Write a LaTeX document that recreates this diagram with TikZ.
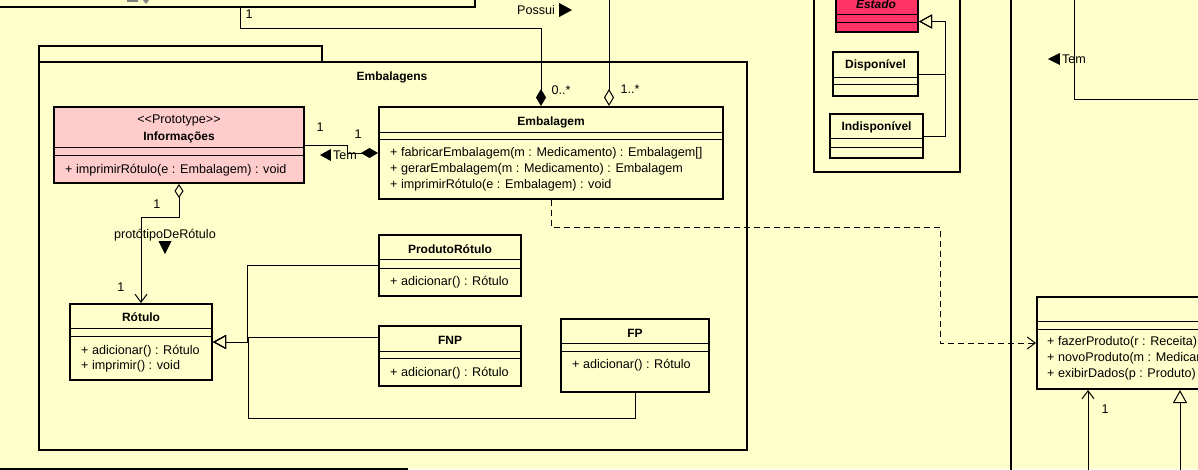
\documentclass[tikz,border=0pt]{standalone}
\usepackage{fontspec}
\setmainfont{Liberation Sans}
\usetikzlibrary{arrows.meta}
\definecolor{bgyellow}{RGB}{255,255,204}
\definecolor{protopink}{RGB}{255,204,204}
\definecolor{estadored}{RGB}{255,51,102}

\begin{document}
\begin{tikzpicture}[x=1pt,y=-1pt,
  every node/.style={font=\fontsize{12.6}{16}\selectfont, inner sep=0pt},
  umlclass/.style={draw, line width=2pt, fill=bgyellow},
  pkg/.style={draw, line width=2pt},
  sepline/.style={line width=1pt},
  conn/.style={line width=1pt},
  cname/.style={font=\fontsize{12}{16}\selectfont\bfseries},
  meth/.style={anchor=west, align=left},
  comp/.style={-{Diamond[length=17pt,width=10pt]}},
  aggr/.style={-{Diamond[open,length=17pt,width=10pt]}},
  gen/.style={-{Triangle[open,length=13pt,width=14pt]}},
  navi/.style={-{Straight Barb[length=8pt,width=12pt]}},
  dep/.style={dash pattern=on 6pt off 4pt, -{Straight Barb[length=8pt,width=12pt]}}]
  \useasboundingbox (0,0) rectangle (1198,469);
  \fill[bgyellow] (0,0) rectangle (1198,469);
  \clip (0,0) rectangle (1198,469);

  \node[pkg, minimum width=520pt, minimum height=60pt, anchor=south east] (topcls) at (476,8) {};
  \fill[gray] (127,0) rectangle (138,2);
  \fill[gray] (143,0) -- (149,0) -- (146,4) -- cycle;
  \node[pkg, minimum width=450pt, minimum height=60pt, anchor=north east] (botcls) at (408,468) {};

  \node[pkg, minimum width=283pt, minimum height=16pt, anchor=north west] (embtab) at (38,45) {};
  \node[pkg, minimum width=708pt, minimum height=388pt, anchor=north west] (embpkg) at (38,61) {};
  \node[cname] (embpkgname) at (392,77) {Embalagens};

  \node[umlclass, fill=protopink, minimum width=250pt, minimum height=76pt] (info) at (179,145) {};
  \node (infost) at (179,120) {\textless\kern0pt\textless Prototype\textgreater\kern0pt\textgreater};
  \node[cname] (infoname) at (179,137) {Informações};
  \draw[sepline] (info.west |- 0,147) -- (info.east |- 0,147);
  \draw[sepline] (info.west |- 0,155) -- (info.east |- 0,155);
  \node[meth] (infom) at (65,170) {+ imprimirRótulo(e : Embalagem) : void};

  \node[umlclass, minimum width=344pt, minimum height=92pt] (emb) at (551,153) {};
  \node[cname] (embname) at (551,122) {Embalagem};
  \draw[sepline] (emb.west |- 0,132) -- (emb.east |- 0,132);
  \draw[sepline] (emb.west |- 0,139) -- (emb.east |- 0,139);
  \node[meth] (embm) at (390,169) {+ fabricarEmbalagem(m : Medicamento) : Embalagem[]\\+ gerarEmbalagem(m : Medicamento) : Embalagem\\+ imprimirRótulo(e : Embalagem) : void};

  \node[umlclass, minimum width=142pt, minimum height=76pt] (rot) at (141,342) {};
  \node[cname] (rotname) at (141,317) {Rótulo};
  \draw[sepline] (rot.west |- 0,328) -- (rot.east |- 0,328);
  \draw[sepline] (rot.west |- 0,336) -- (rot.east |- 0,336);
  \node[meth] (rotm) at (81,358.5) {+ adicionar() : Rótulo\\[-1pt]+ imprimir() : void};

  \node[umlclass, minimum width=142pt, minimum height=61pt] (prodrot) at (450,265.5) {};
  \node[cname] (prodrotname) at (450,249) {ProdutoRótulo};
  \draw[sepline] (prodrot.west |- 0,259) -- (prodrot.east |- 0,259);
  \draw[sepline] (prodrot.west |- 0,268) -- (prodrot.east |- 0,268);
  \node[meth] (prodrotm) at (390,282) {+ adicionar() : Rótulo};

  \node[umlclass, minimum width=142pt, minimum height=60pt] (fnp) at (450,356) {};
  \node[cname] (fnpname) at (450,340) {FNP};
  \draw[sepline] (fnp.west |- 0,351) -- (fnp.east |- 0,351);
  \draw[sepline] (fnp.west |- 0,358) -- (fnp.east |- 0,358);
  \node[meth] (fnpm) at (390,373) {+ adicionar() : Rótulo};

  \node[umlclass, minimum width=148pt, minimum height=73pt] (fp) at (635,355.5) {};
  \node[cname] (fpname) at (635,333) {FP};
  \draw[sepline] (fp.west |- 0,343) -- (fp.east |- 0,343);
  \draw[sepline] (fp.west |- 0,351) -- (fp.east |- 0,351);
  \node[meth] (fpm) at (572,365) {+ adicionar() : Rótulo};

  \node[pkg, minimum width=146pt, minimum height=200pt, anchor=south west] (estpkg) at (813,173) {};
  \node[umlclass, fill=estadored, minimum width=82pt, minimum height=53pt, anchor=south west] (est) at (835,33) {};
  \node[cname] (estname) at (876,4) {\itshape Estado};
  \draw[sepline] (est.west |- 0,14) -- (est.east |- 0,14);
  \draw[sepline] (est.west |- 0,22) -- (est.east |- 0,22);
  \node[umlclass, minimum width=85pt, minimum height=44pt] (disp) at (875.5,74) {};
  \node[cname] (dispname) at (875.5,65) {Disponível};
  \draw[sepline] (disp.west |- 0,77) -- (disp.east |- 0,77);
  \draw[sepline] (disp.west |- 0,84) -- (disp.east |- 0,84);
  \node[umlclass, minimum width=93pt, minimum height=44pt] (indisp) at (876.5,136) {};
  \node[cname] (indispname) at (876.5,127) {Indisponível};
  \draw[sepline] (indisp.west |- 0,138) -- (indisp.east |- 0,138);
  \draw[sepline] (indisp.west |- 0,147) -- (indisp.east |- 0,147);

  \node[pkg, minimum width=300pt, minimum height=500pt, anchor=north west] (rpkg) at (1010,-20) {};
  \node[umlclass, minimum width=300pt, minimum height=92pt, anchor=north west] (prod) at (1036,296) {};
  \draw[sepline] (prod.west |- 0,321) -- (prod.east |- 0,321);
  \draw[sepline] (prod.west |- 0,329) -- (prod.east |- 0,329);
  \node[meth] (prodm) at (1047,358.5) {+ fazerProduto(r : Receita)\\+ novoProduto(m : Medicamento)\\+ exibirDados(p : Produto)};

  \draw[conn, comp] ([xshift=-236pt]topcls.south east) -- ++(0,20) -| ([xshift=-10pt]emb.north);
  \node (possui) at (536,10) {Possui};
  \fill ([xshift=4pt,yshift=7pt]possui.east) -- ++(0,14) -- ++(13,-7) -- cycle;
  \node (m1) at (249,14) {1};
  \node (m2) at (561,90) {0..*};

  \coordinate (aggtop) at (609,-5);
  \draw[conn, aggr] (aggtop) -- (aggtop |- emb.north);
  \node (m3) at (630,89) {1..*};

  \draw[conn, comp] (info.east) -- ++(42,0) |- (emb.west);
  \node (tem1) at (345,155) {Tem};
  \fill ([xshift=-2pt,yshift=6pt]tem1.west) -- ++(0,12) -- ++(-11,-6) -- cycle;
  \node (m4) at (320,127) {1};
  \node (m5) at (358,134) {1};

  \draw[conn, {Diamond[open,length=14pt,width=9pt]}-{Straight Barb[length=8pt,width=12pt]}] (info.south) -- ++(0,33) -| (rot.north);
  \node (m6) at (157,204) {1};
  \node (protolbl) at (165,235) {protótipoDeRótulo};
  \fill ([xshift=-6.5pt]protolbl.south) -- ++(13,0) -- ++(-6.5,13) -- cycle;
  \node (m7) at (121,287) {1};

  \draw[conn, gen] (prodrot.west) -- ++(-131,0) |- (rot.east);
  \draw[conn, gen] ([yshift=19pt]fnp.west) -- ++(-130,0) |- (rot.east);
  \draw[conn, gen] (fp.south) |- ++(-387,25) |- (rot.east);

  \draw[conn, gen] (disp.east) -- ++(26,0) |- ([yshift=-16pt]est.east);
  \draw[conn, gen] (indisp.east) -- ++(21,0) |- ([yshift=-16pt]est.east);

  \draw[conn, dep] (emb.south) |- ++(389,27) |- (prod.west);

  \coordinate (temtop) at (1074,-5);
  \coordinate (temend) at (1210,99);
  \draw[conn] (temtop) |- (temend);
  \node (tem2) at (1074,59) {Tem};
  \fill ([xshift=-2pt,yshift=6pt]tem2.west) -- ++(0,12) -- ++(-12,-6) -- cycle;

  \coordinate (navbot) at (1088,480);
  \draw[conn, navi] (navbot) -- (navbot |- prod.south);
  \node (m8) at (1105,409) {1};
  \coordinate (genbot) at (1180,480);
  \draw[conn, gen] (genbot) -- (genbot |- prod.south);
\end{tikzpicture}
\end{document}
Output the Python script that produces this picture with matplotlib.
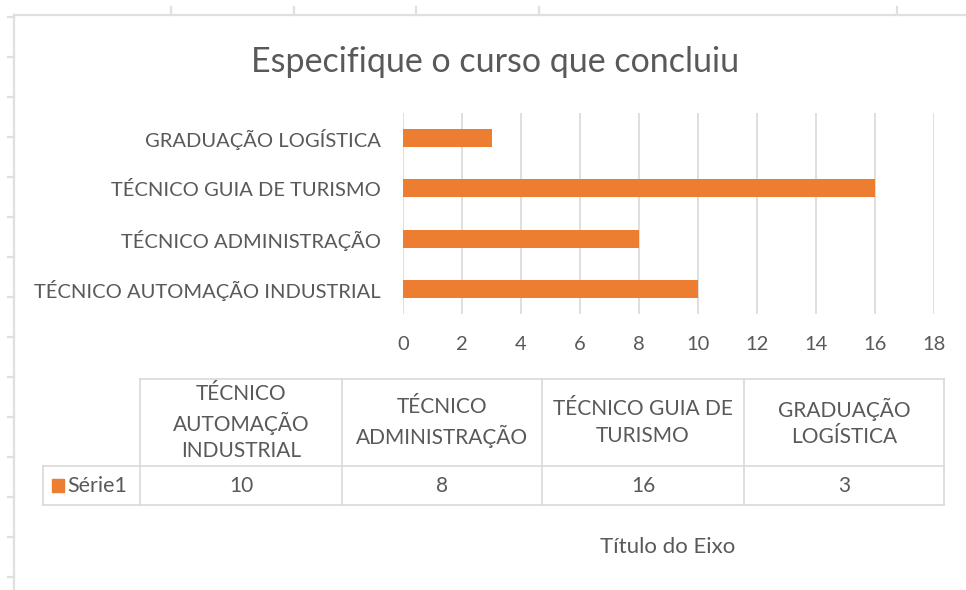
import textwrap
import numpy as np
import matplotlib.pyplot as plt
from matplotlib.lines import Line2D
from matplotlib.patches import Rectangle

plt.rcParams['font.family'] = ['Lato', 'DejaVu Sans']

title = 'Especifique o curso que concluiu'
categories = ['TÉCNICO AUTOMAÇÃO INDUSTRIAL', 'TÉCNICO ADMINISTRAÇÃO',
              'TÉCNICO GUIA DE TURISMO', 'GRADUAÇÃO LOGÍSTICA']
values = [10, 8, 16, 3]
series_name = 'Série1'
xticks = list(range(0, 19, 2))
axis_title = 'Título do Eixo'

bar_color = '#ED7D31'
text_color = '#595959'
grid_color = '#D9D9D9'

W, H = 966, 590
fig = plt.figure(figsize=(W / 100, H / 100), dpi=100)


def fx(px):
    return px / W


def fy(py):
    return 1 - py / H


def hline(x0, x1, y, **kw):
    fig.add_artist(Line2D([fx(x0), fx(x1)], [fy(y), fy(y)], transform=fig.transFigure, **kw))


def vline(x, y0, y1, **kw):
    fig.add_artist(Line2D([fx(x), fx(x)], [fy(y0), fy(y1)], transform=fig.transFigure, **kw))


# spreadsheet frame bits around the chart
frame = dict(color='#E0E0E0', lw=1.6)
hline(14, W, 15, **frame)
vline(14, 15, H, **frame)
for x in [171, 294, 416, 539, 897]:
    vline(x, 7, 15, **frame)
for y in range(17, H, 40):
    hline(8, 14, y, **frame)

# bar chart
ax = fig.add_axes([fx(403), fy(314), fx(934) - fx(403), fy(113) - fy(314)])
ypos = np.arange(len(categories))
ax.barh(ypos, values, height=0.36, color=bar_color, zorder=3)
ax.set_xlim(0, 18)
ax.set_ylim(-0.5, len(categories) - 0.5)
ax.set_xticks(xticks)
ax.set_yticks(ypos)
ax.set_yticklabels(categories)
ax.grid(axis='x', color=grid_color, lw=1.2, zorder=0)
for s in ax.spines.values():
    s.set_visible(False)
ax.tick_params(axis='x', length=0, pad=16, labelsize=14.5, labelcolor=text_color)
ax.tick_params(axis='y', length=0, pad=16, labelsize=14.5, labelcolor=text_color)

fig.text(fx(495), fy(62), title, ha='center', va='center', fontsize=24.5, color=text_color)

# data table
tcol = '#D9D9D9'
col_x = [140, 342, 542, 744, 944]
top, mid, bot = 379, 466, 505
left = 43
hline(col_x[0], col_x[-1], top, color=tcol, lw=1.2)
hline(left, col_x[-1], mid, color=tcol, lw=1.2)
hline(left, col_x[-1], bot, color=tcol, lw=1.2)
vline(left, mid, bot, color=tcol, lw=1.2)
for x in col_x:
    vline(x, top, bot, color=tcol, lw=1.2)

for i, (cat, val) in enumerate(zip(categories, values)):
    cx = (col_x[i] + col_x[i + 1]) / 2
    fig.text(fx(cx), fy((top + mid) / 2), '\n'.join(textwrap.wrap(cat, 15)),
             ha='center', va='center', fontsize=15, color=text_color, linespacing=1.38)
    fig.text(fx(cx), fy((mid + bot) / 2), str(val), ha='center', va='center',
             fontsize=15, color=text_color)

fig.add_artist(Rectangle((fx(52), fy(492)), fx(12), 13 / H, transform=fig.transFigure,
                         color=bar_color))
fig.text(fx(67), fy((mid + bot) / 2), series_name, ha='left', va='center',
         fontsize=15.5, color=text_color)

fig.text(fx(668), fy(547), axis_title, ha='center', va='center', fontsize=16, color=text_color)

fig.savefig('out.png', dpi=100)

::::::::::

Short exercise: Write out exactly the lines between the start of the data and the line with "(infom) at (65,170)", including both, but none of the pictures.

Written answer:
Write a LaTeX document that recreates this diagram with TikZ.
\documentclass[tikz,border=0pt]{standalone}
\usepackage{fontspec}
\setmainfont{Liberation Sans}
\usetikzlibrary{arrows.meta}
\definecolor{bgyellow}{RGB}{255,255,204}
\definecolor{protopink}{RGB}{255,204,204}
\definecolor{estadored}{RGB}{255,51,102}

\begin{document}
\begin{tikzpicture}[x=1pt,y=-1pt,
  every node/.style={font=\fontsize{12.6}{16}\selectfont, inner sep=0pt},
  umlclass/.style={draw, line width=2pt, fill=bgyellow},
  pkg/.style={draw, line width=2pt},
  sepline/.style={line width=1pt},
  conn/.style={line width=1pt},
  cname/.style={font=\fontsize{12}{16}\selectfont\bfseries},
  meth/.style={anchor=west, align=left},
  comp/.style={-{Diamond[length=17pt,width=10pt]}},
  aggr/.style={-{Diamond[open,length=17pt,width=10pt]}},
  gen/.style={-{Triangle[open,length=13pt,width=14pt]}},
  navi/.style={-{Straight Barb[length=8pt,width=12pt]}},
  dep/.style={dash pattern=on 6pt off 4pt, -{Straight Barb[length=8pt,width=12pt]}}]
  \useasboundingbox (0,0) rectangle (1198,469);
  \fill[bgyellow] (0,0) rectangle (1198,469);
  \clip (0,0) rectangle (1198,469);

  \node[pkg, minimum width=520pt, minimum height=60pt, anchor=south east] (topcls) at (476,8) {};
  \fill[gray] (127,0) rectangle (138,2);
  \fill[gray] (143,0) -- (149,0) -- (146,4) -- cycle;
  \node[pkg, minimum width=450pt, minimum height=60pt, anchor=north east] (botcls) at (408,468) {};

  \node[pkg, minimum width=283pt, minimum height=16pt, anchor=north west] (embtab) at (38,45) {};
  \node[pkg, minimum width=708pt, minimum height=388pt, anchor=north west] (embpkg) at (38,61) {};
  \node[cname] (embpkgname) at (392,77) {Embalagens};

  \node[umlclass, fill=protopink, minimum width=250pt, minimum height=76pt] (info) at (179,145) {};
  \node (infost) at (179,120) {\textless\kern0pt\textless Prototype\textgreater\kern0pt\textgreater};
  \node[cname] (infoname) at (179,137) {Informações};
  \draw[sepline] (info.west |- 0,147) -- (info.east |- 0,147);
  \draw[sepline] (info.west |- 0,155) -- (info.east |- 0,155);
  \node[meth] (infom) at (65,170) {+ imprimirRótulo(e : Embalagem) : void};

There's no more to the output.